Hierarchical nanostructures of nickel-doped zinc oxide: Morphology controlled synthesis and enhanced visible-light photocatalytic activity

Nickel-doped zinc oxide hollow nanospheres have been synthesized using a simple solvothermal approach through a morphological transformation driven by a localized Ostwald ripening process. The saturation magnetization of the system shows that the materials have only a short-range magnetic ordering in them. Based on the visible-light photocatalytic experiment, we could confirm that, with a high doping content (10 mol%), the doping accompanied with increased recombination which reduced the energy of photoinduced electron leading to suppressed photocatalytic activity. Changing reaction parameters, i.e. the mixed reactant concentration, doping content, and different solvents, Zn1−xNixO powders exhibited the elongated prismatic form with sharp tips, quasi-spherical structure, and hexagonal-based polyhedron, respectively.
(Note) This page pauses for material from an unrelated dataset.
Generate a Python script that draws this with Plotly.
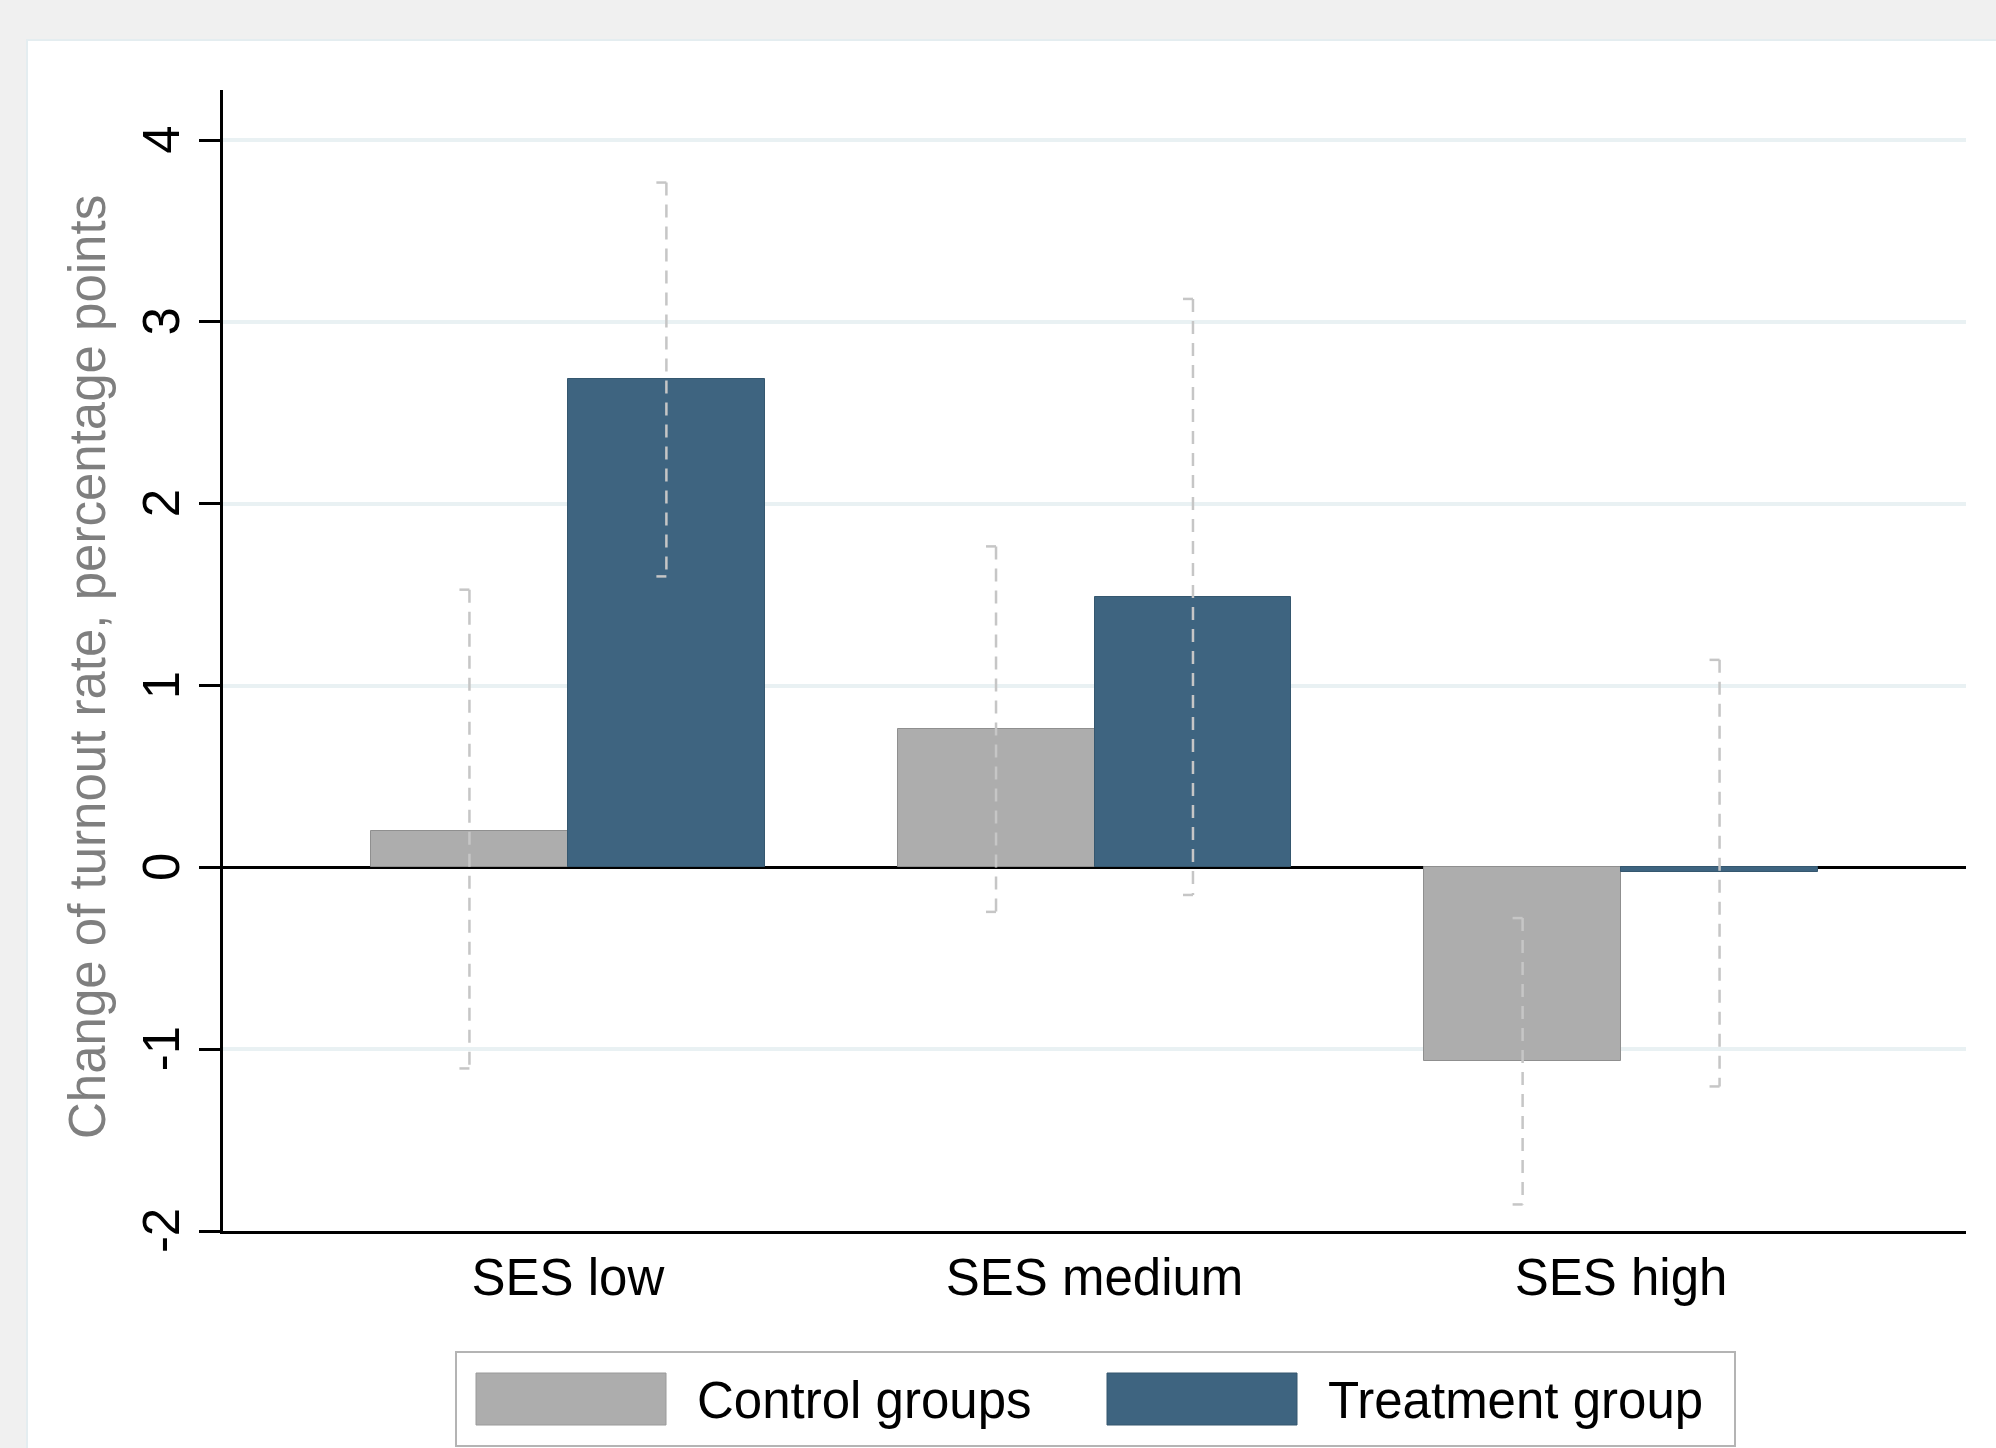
import plotly.graph_objects as go

categories = ["SES low", "SES medium", "SES high"]
series_names = ["Control groups", "Treatment group"]
control_vals = [0.20, 0.76, -1.067]
treatment_vals = [2.684, 1.485, -0.028]
control_hi = [1.527, 1.765, -0.279]
control_lo = [-1.106, -0.245, -1.854]
treatment_hi = [3.766, 3.126, 1.141]
treatment_lo = [1.60, -0.152, -1.205]
y_ticks = [-2, -1, 0, 1, 2, 3, 4]

CTRL_COLOR = "#adadad"
TREAT_COLOR = "#3e6480"
ERR_COLOR = "#c6c6c6"
FONT = "Liberation Sans, Arial, Helvetica, sans-serif"
FS = 51

W, H = 1996, 1448
L, R, T, B = 223, 30, 90, 217
bar_w = 0.374
off = bar_w / 2
capw = 0.019

xpos = list(range(len(categories)))
fig = go.Figure()

for vals, name, color, sgn in [(control_vals, series_names[0], CTRL_COLOR, -1),
                               (treatment_vals, series_names[1], TREAT_COLOR, 1)]:
    fig.add_trace(go.Bar(
        x=[p + sgn * off for p in xpos], y=vals, width=bar_w, name=name,
        marker=dict(color=color, line=dict(color="#8f8f8f" if sgn < 0 else "#35576f", width=1)),
        showlegend=False,
    ))

def err_traces(hi, lo, sgn):
    vx, vy, cx, cy = [], [], [], []
    for p, h, l in zip(xpos, hi, lo):
        xc = p + sgn * off
        vx += [xc, xc, None]
        vy += [h, l, None]
        cx += [xc - capw, xc, None, xc - capw, xc, None]
        cy += [h, h, None, l, l, None]
    fig.add_trace(go.Scatter(x=vx, y=vy, mode="lines",
                             line=dict(color=ERR_COLOR, width=2.5, dash="13px,9px"),
                             showlegend=False, hoverinfo="skip"))
    fig.add_trace(go.Scatter(x=cx, y=cy, mode="lines",
                             line=dict(color=ERR_COLOR, width=2.5),
                             showlegend=False, hoverinfo="skip"))

err_traces(control_hi, control_lo, -1)
err_traces(treatment_hi, treatment_lo, 1)

pw = W - L - R
ph = H - T - B
def px(xp):
    return (xp - L) / pw
def py(yp):
    return (H - B - yp) / ph

shapes = [
    dict(type="rect", xref="paper", yref="paper", x0=px(27), x1=px(W + 5), y0=py(40), y1=py(H + 5),
         fillcolor="white", line=dict(color="#e4edf0", width=2), layer="below"),
    dict(type="rect", xref="paper", yref="paper", x0=px(456), x1=px(1735), y0=py(1352), y1=py(1446),
         fillcolor="white", line=dict(color="#b4b4b4", width=2)),
    dict(type="rect", xref="paper", yref="paper", x0=px(476), x1=px(666), y0=py(1373), y1=py(1425),
         fillcolor=CTRL_COLOR, line=dict(color="#9a9a9a", width=1)),
    dict(type="rect", xref="paper", yref="paper", x0=px(1107), x1=px(1297), y0=py(1373), y1=py(1425),
         fillcolor=TREAT_COLOR, line=dict(color="#35576f", width=1)),
]

annotations = [
    dict(text=series_names[0], xref="paper", yref="paper", x=px(695), y=py(1400),
         xanchor="left", yanchor="middle", showarrow=False, font=dict(size=FS, color="black", family=FONT)),
    dict(text=series_names[1], xref="paper", yref="paper", x=px(1326), y=py(1400),
         xanchor="left", yanchor="middle", showarrow=False, font=dict(size=FS, color="black", family=FONT)),
    dict(text="Change of turnout rate, percentage points", xref="paper", yref="paper",
         x=px(87), y=py(667), xanchor="center", yanchor="middle", textangle=-90, showarrow=False,
         font=dict(size=FS, color="#7f7f7f", family=FONT)),
]

fig.update_layout(
    width=W, height=H,
    margin=dict(l=L, r=R, t=T, b=B, pad=0),
    paper_bgcolor="#f0f0f0",
    plot_bgcolor="white",
    font=dict(family=FONT, color="black"),
    shapes=shapes,
    annotations=annotations,
    showlegend=False,
    bargap=0,
    xaxis=dict(
        range=[-0.655, 2.655], tickvals=xpos, ticktext=categories,
        showgrid=False, zeroline=False, showline=True, linecolor="black", linewidth=3,
        ticks="", tickfont=dict(size=FS, color="black"), ticklabelstandoff=0,
    ),
    yaxis=dict(
        range=[-2, 4.275], tickvals=y_ticks, ticktext=[str(v) + "\u00a0" for v in y_ticks],
        showgrid=True, gridcolor="#e9f1f3", gridwidth=4,
        zeroline=True, zerolinecolor="black", zerolinewidth=3,
        showline=True, linecolor="black", linewidth=3,
        ticks="outside", ticklen=21, tickwidth=3, tickcolor="black",
        tickangle=-90, tickfont=dict(size=FS, color="black"), ticklabelstandoff=0,
    ),
)

fig.write_html("out.html", config={"displayModeBar": False},
               post_script="document.body.style.margin='0';document.body.style.background='#f0f0f0';")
The photocatalytic results demonstrate that different crystal growth orientations, specific surface areas, particle size distributions, and doping levels have strong influences on the photocatalytic activity performances. Among the samples, hexagonal-based polyhedrons have the best photodegradation efficiency standing on higher fraction of exposed polar facets, larger specific surface area, as well as an optimal doping level. The 1 mol% nickel content showed the best photocatalytic activities among the nickel-doped zinc oxide samples.